Exercise objective ->
Examine the records and identify each line that includes the string "this". Copy those lines.

Dataset excerpts ->
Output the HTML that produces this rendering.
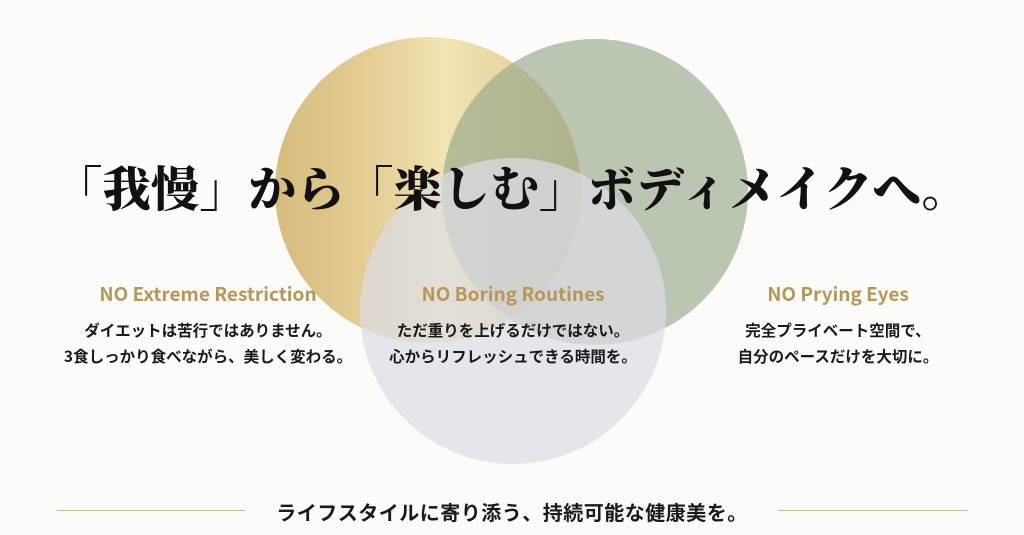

...

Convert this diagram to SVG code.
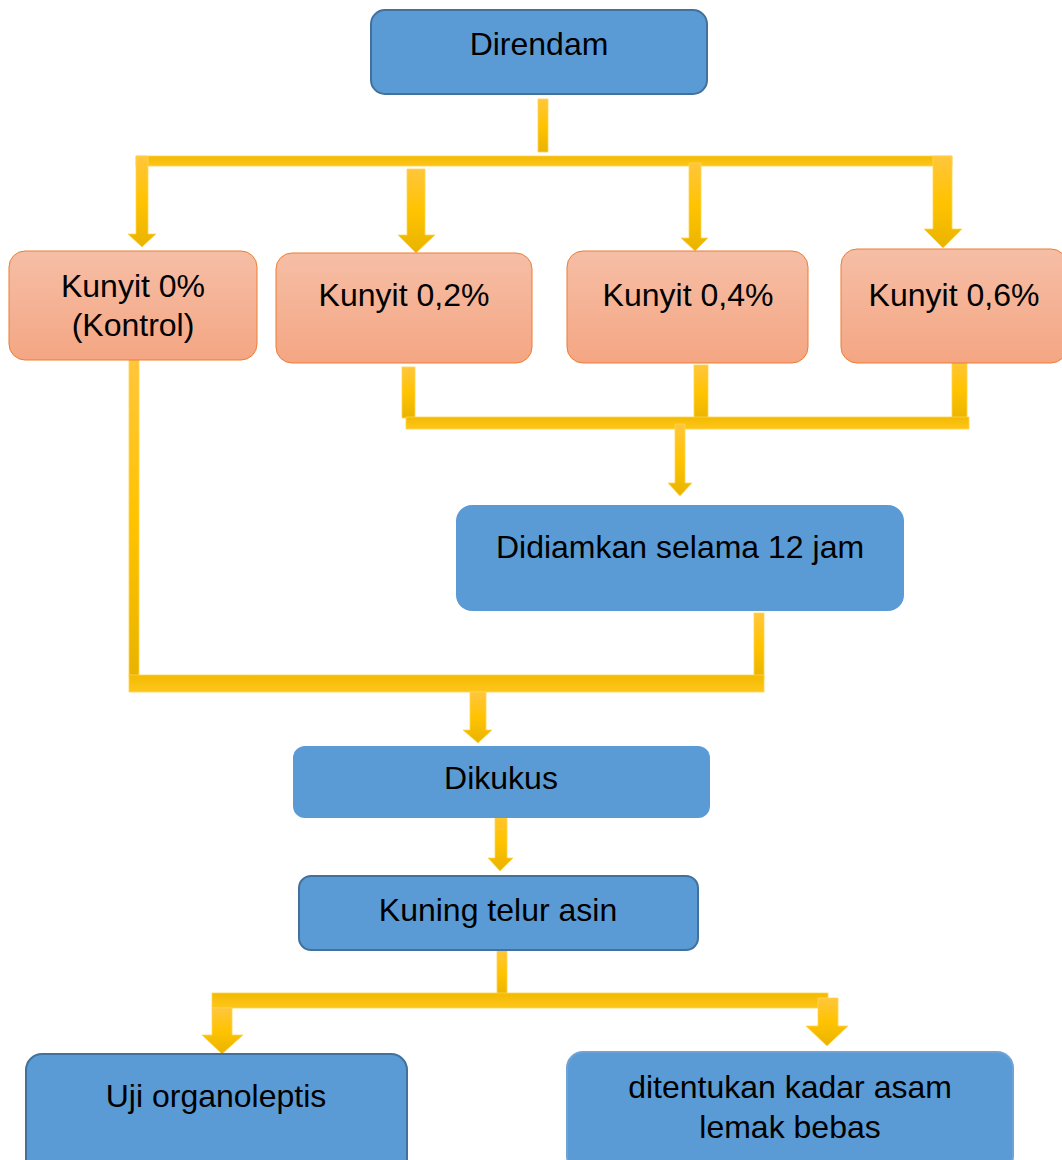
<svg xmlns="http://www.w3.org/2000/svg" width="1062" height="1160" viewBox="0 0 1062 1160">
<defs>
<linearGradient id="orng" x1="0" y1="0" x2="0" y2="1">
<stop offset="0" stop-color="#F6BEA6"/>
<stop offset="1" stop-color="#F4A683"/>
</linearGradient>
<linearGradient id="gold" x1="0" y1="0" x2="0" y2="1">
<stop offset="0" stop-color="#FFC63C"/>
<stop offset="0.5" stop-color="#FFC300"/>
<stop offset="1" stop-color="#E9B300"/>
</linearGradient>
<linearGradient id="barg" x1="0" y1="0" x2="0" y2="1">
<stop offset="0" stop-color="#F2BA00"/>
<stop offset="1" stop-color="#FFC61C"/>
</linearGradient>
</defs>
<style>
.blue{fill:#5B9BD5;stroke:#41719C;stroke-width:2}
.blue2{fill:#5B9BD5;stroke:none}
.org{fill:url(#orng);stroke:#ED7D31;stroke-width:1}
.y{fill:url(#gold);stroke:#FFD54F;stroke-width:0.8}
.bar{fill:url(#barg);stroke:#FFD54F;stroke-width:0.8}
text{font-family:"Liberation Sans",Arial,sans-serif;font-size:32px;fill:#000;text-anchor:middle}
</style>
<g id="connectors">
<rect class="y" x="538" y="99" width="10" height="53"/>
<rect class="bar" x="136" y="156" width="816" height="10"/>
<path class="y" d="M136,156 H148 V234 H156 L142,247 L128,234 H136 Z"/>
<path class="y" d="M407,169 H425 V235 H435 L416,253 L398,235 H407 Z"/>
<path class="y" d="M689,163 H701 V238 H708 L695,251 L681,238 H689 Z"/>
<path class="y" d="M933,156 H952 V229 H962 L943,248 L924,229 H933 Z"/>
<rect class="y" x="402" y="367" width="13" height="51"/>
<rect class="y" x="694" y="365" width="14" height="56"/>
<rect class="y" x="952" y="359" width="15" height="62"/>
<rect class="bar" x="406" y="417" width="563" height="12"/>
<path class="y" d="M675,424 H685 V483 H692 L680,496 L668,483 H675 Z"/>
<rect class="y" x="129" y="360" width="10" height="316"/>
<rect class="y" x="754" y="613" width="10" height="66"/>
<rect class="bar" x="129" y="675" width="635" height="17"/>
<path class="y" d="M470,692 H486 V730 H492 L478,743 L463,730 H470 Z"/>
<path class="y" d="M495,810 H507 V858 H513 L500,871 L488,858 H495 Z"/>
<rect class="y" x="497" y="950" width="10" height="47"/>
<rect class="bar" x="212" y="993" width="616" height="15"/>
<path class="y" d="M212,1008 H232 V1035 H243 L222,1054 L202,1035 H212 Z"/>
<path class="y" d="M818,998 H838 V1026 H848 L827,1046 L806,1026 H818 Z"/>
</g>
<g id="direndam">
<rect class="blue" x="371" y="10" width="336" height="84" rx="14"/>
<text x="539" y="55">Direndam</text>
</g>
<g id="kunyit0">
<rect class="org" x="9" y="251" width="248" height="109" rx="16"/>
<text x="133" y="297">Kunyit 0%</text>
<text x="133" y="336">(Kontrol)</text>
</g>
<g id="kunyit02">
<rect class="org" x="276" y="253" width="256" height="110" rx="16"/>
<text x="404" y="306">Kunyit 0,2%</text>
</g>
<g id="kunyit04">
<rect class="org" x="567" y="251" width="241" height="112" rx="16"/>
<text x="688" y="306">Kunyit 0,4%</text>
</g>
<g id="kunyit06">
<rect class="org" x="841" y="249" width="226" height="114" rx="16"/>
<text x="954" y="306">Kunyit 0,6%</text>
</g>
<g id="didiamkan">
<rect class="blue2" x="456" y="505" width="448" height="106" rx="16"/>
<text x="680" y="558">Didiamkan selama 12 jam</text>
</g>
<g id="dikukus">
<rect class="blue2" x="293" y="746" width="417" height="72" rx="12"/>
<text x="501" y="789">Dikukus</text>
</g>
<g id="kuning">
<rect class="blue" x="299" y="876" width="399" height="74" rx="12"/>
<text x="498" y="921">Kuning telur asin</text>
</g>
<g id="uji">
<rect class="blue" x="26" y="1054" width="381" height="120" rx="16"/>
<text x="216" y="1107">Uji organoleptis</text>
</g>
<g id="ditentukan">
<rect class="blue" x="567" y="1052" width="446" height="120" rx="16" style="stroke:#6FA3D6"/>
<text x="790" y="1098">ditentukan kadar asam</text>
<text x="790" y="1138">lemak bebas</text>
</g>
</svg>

Output of the exercise ->
Output the HTML that produces this rendering.
Convert this diagram to SVG code.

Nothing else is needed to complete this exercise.